Eastbourne man is found dead in his home
A police investigation was launched after a 43-year-old man described as being “kind to everyone” was found dead in his home.
Forensic officers flooded the property in Langney Road after the body of Craig Allistone was discovered there – but an inquest on Tuesday (July 2) revealed he had died of a drugs overdose.
Mr Allistone’s landlord Maria Leondiou said in a statement, “He had a really good heart and was kind to everyone in the house and my family.”
His flatmate Lee Colvin said he got on really well with him, and they would often do Bruce Forsyth impressions together.
But on Tuesday, January 1, he went to check on his friend and found him lying dead in his bedroom covered in blood, the inquest heard.
The incident was initially treated as suspicious by police and scene of crime teams investigated the scene.
However DS Todd Stewart, who was called to the stand, said investigations concluded there was no third party involvement.
Mr Allistone had a long history of health problems connected to his alcohol and drug dependency, the inquest heard.
A report from his GP, Dr Sorooshian of Bolton Road surgery, said he had alcohol-related Hepatitis C, liver disease, and various other ailments.
A window cleaner by trade, Mr Allistone was being treated by STAR drug and alcohol misuse service for his alcohol and illicit drug use and had been prescribed methadone for opiate addiction, as well as amitriptyline.
Toxicology samples found a mix drugs in his system.
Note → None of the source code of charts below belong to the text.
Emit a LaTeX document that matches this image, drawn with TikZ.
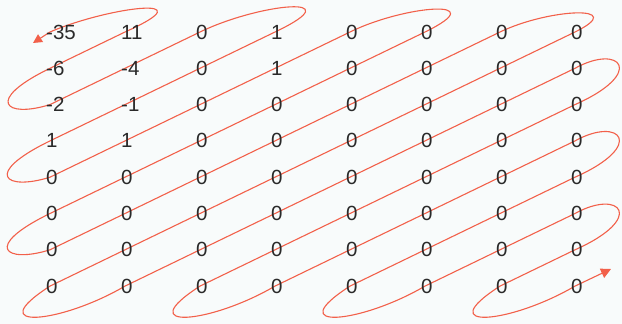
\documentclass[tikz,border=0pt]{standalone}
\usepackage{fontspec}
\setmainfont{Liberation Sans}
\usetikzlibrary{arrows.meta}
\definecolor{scanred}{HTML}{F2604A}
\definecolor{numgrey}{HTML}{2A2A2A}
\definecolor{scanpaper}{HTML}{F8FBFB}

\begin{document}
\begin{tikzpicture}[x=1pt,y=-1pt,
  num/.style={anchor=west,inner sep=0pt,font=\fontsize{20.5}{24}\selectfont,text=numgrey},
  scan/.style={draw=scanred,line width=1.1pt,{Triangle[length=9pt,width=9pt]}-{Triangle[length=10pt,width=10pt]}}
]
\fill[scanpaper] (0,0) rectangle (622,324);
\useasboundingbox (0,0) rectangle (622,324);
\foreach \r in {0,...,7}
  \foreach \c in {0,...,7}
    \coordinate (p-\r-\c) at (50+75*\c,32+36.3*\r);

\draw[scan] (33,43) -- (p-0-0)
  .. controls +(58,-25) and +(85,-38) .. (p-0-1) -- (p-1-0)
  .. controls +(-66,32) and +(-45,14) .. (p-2-0) -- (p-0-2)
  .. controls +(60,-29) and +(80,-38) .. (p-0-3) -- (p-3-0)
  .. controls +(-68,33) and +(-45,14) .. (p-4-0) -- (p-0-4)
  .. controls +(55,-27) and +(70,-34) .. (p-0-5) -- (p-5-0)
  .. controls +(-68,33) and +(-45,14) .. (p-6-0) -- (p-0-6)
  .. controls +(50,-24) and +(55,-27) .. (p-0-7) -- (p-7-0)
  .. controls +(-70,45) and +(-65,38) .. (p-7-1) -- (p-1-7)
  .. controls +(45,-25) and +(72,-32) .. (p-2-7) -- (p-7-2)
  .. controls +(-70,45) and +(-65,38) .. (p-7-3) -- (p-3-7)
  .. controls +(45,-25) and +(72,-32) .. (p-4-7) -- (p-7-4)
  .. controls +(-70,45) and +(-65,38) .. (p-7-5) -- (p-5-7)
  .. controls +(45,-25) and +(72,-32) .. (p-6-7) -- (p-7-6)
  .. controls +(-70,45) and +(-65,38) .. (p-7-7) -- (611,269);

\foreach \row [count=\r from 0] in {{-35,11,0,1,0,0,0,0},{-6,-4,0,1,0,0,0,0},{-2,-1,0,0,0,0,0,0},{1,1,0,0,0,0,0,0},{0,0,0,0,0,0,0,0},{0,0,0,0,0,0,0,0},{0,0,0,0,0,0,0,0},{0,0,0,0,0,0,0,0}}
  \foreach \v [count=\c from 0] in \row
    \node[num] (m-\r-\c) at ([xshift=-4pt]p-\r-\c) {\v};
\end{tikzpicture}
\end{document}
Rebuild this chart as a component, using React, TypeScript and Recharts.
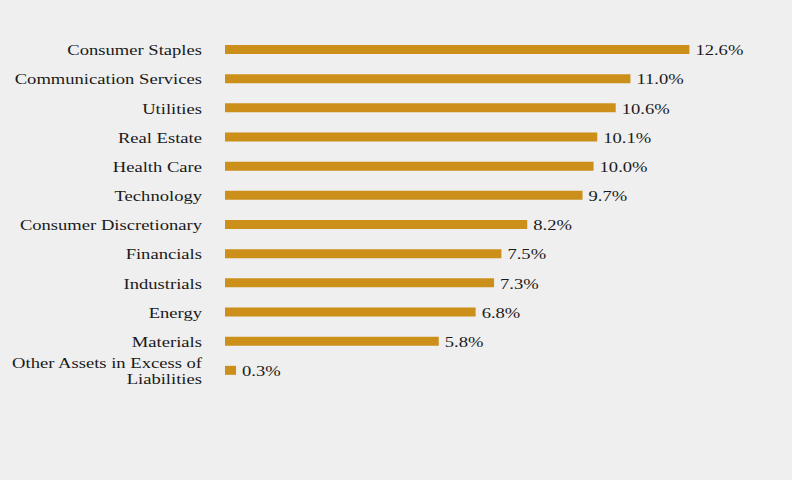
import { BarChart, Bar, XAxis, YAxis, LabelList } from "recharts";

const SECTORS = [
  "Consumer Staples",
  "Communication Services",
  "Utilities",
  "Real Estate",
  "Health Care",
  "Technology",
  "Consumer Discretionary",
  "Financials",
  "Industrials",
  "Energy",
  "Materials",
  "Other Assets in Excess of Liabilities",
];

const WEIGHTS = [12.6, 11.0, 10.6, 10.1, 10.0, 9.7, 8.2, 7.5, 7.3, 6.8, 5.8, 0.3];

const GOLD = "#cc8f1a";
const INK = "#1a1a1a";
const FONT = "'Liberation Serif', 'Times New Roman', serif";
const FS = 15;
const STRETCH = 1.24; // reference type is drawn wide

const data = SECTORS.map((name, i) => ({ name, value: WEIGHTS[i] }));

let ctx: CanvasRenderingContext2D | null = null;
const measure = (s: string) => {
  if (!ctx) {
    ctx = document.createElement("canvas").getContext("2d");
    if (ctx) ctx.font = `${FS}px ${FONT}`;
  }
  return ctx ? ctx.measureText(s).width : s.length * 7;
};

const wrap = (s: string, max: number) => {
  const lines: string[] = [];
  let cur = "";
  for (const w of s.split(" ")) {
    const next = cur ? cur + " " + w : w;
    if (cur && measure(next) > max) {
      lines.push(cur);
      cur = w;
    } else cur = next;
  }
  if (cur) lines.push(cur);
  return lines;
};

const SectorTick = (props: any) => {
  const { x, y, payload } = props;
  const lines = wrap(String(payload.value), 160);
  const lh = 15.5;
  const first = -((lines.length - 1) / 2) * lh + FS * 0.38;
  return (
    <text
      transform={`translate(${x},${y}) scale(${STRETCH},1)`}
      textAnchor="end"
      fontSize={FS}
      fontFamily={FONT}
      fill={INK}
    >
      {lines.map((l, i) => (
        <tspan key={i} x={0} y={first + i * lh}>
          {l}
        </tspan>
      ))}
    </text>
  );
};

const ValueLabel = (props: any) => {
  const { x, y, width, height, value } = props;
  const tx = Number(x) + Number(width) + 6;
  const ty = Number(y) + Number(height) / 2 + FS * 0.38;
  return (
    <text
      transform={`translate(${tx},${ty}) scale(${STRETCH},1)`}
      textAnchor="start"
      fontSize={FS}
      fontFamily={FONT}
      fill={INK}
    >
      {`${Number(value).toFixed(1)}%`}
    </text>
  );
};

export default function App() {
  return (
    <div style={{ position: "absolute", left: 0, top: 0, width: 792, height: 480, background: "#efefef" }}>
      <BarChart
        width={792}
        height={480}
        data={data}
        layout="vertical"
        margin={{ top: 35, right: 51, bottom: 95, left: 0 }}
      >
        <XAxis type="number" domain={[0, 14]} hide />
        <YAxis
          type="category"
          dataKey="name"
          width={225}
          axisLine={false}
          tickLine={false}
          tickSize={0}
          tickMargin={23}
          interval={0}
          tick={<SectorTick />}
        />
        <Bar dataKey="value" fill={GOLD} barSize={9} isAnimationActive={false}>
          <LabelList dataKey="value" content={<ValueLabel />} />
        </Bar>
      </BarChart>
    </div>
  );
}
This included small traces of morphine, indicating historic heroin use, traces of cocaine, significant levels of methadone – a heroin substitute prescribed by doctors – and high levels of amitriptyline, an antidepressant.
Toxicologist Amber Crampton found Mr Allistone had taken more than seven times the upper limit of therapeutic use of amitriptyline, which she said was consistent with the possibility of fatal toxicity.
Coroner Alan Craze called it a “significant overdose of two drugs”. The cause of death was found to be fatal multiple drug toxicity.
Mr Craze said he did not believe Mr Allistone had chosen to take his own life.
He said, “A regular addict is not going to take the substances he requires to get through the day to bring his life to an end. The quantities [of drugs in his system] would be far higher than they were.”
He concluded Mr Allistone died due to a dependence on drugs.